Danny Wild / USA Today Sports / Reuters

Before a president begins thinking about who should be his White House chief of staff, he has to define both the job and the moment. There’s nothing magical about the chief of staff’s corner office in the West Wing. How any individuals perform in the job depends, first, on the power the president gives them to execute their responsibilities, and second, on their expertise facing whatever’s in front of the White House in that moment. So how should that inform President Donald Trump as John Kelly takes his leave?

Consider the first issue. Had they been given unlimited time and bandwidth, neither of the presidents I worked for would have even hired a chief of staff. Presidents Bill Clinton and Barack Obama would have wanted to take every meeting, hear every perspective, mull every decision, game out every scenario, and address every challenge. They both loved the job of president—and arrived in the Oval Office every morning excited to see what they could accomplish.

But both also recognized that they simply couldn’t do it all. No president can. To get anything completed, and certainly to get the most important things done, they needed to discipline their own time and attention. They needed a gatekeeper. They needed someone to play traffic cop inside the bureaucracy. Without someone wielding the organizational tools that keep the executive branch moving apace, an administration can devolve into chaos. And so, however begrudgingly, both Clinton and Obama accepted that the limitations their chiefs of staff would impose on them and the rest of their administration would help them achieve their goals.

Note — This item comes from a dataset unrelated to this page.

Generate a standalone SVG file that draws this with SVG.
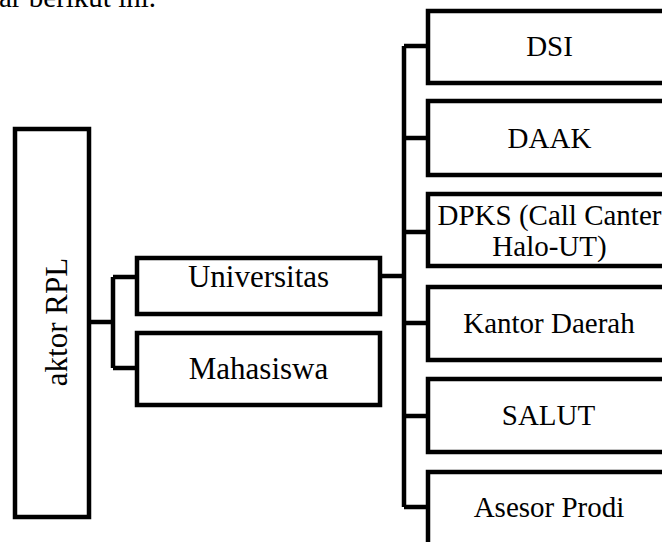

That’s simply not how Donald Trump does business—never has been. Does someone need to impose order on the West Wing? The answer is obvious. But it wouldn’t matter whom you put in the job—George Patton, Angelo Dundee, Judge Judy, Darth Vader. If the president is going to outsource significant authority to Jared Kushner, Ivanka Trump, and other staffers, and allow them to report directly to him, no chief of staff can perform the role as other presidents have utilized it.

Second, consider the context. Obama installed me as his first chief of staff because he needed to hit the ground running to pull the country out of the Great Recession and drive the most progressive agenda since the Great Society. Having worked for Clinton, I already understood how the White House machinery worked. I knew the legislative landscape well, having been a member of the House Democratic leadership. And the president-elect trusted me because of our history working together in Illinois politics. On paper, at least, I appeared to be right for that moment, just as Howard Baker, who had been Senate majority leader, was uniquely equipped to lead Ronald Reagan’s White House during the Iran-Contra scandal. Chiefs of staff have to be paired against the challenges of their moment.

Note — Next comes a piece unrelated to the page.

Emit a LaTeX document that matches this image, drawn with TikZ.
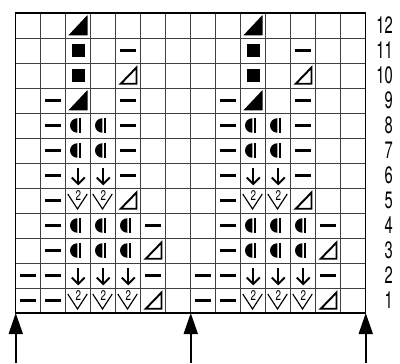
\documentclass[tikz,border=0pt]{standalone}
\usepackage{fontspec}
\setmainfont{TeX Gyre Heros}
\usepackage{graphicx}
\usetikzlibrary{arrows.meta}

\tikzset{
  grid line/.style={draw=black!75, line width=0.9pt},
  row label/.style={anchor=east, inner sep=0pt, font=\fontsize{27}{27}\selectfont},
  pics/purl/.style={code={\draw[line width=2.6pt] (-0.32,0) -- (0.32,0);}},
  pics/ftri/.style={code={\fill[rounded corners=0.5pt] (-0.4,-0.4) -- (0.37,-0.4) -- (0.37,0.42) -- cycle;}},
  pics/otri/.style={code={\draw[line width=2.2pt] (-0.3,-0.33) -- (0.33,-0.33) -- (0.33,0.32) -- cycle;}},
  pics/sqbox/.style={code={\fill (-0.26,-0.26) rectangle (0.26,0.26);}},
  pics/bobble/.style={code={
    \fill (-0.04,0.29) arc[start angle=90, end angle=270, radius=0.29] -- cycle;
    \fill (0.03,-0.29) rectangle (0.12,0.29);}},
  pics/darrow/.style={code={
    \draw[line width=2.2pt] (0,0.3) -- (0,-0.3);
    \draw[line width=2.2pt] (-0.26,-0.08) -- (0,-0.34) -- (0.26,-0.08);}},
  pics/vtwo/.style={code={
    \draw[line width=1.3pt] (-0.42,0.26) -- (-0.03,-0.34) -- (0.36,0.26);
    \node[inner sep=0pt, font=\fontsize{16}{16}\selectfont] (two) at (0,0.2) {\scalebox{0.7}[1]{2}};}}
}

\begin{document}
\begin{tikzpicture}
  \useasboundingbox (-0.63,-2) rectangle (15.37,12.52);

  % Chart grid
  \draw[grid line] (0,0) grid (14,12);
  \draw[line width=1.6pt] (0,0) rectangle (14,12);

  % Stitch symbols, two repeats of 7 columns
  \foreach \k in {0,7} {
    \foreach \c/\r in {4/11,1/9,4/9,1/8,4/8,1/7,4/7,1/6,4/6,1/5,1/4,5/4,1/3,0/2,1/2,5/2,0/1,1/1}
      \pic at (\k+\c+0.5,\r-0.5) {purl};
    \foreach \c/\r in {2/12,2/9}
      \pic at (\k+\c+0.5,\r-0.5) {ftri};
    \foreach \c/\r in {2/11,2/10}
      \pic at (\k+\c+0.5,\r-0.5) {sqbox};
    \foreach \c/\r in {4/10,4/5,5/3,5/1}
      \pic at (\k+\c+0.5,\r-0.5) {otri};
    \foreach \c/\r in {2/8,3/8,2/7,3/7,2/4,3/4,4/4,2/3,3/3,4/3}
      \pic at (\k+\c+0.5,\r-0.5) {bobble};
    \foreach \c/\r in {2/6,3/6,2/2,3/2,4/2}
      \pic at (\k+\c+0.5,\r-0.5) {darrow};
    \foreach \c/\r in {2/5,3/5,2/1,3/1,4/1}
      \pic (v\k-\c-\r) at (\k+\c+0.5,\r-0.5) {vtwo};
  }

  % Row numbers
  \foreach \r in {1,...,12}
    \node[row label] (r\r) at (15.09,\r-0.5) {\scalebox{0.62}[1]{\r}};

  % Repeat markers
  \foreach \x [count=\i] in {0,7,14} {
    \coordinate (b\i) at (\x,-2);
    \coordinate (t\i) at (\x,0);
    \draw[-{Triangle[length=0.84cm,width=0.56cm]}, line width=2pt] (b\i) -- (t\i);
  }
\end{tikzpicture}
\end{document}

It appears that Trump is choosing a chief of staff based primarily on whether he’s equipped to help with his reelection effort. But let’s be honest—that shouldn’t be the president’s most immediate concern. He’s got other battles to fight before he can even think about 2020. The remarkable access his Cabinet appointees have given to a range of special interests—including oil companies and polluters—over the past two years will make him subject to intense scrutiny from House Democrats. President George W. Bush’s legacy was tarnished by the lackluster performance of his FEMA chief, Michael Brown, in the aftermath of Hurricane Katrina. Trump needs a chief of staff who can reassert control over Cabinet agencies, containing these potential scandals and minimizing the potential for more, regardless of whether he or she has an interesting take on the latest polling out of Michigan and Pennsylvania.

Moreover, the next chief of staff is likely to be in office when the Mueller report comes in for a landing. The days, weeks, and months that follow will present a challenge unique in the history of the modern presidency. To survive, Trump will need a true wartime consigliere—someone capable of managing the substantive, political, and public-relations challenges of what is likely to be an incredibly damaging set of allegations. There’s no reason to believe that true wisdom about when to stand tall and when to duck coincides with the capacity to conjure up quippy dog whistles. In moments of chaos, the White House will need a steady hand.

What does this mean for the rest of us? Primarily, it means we should stop asking who’s finally going to get Donald Trump under control. No one is. Self-discipline is not in the guy’s DNA. This is a White House unlike any other, and it will be for at least another two years. Kelly’s replacement won’t really be the chief of staff, even if that’s what it says on his door; Trump is unwilling to give anyone the authority needed to perform that job.

But with Trump unlikely to choose the chief of staff he needs for this moment, what’s important is that the next chief of staff be unusually good at protecting the rest of us from the president’s penchant for self-destruction. That, more than anything else, should be the primary gauge of his or her success. To whoever gets the job, I simply say, Godspeed.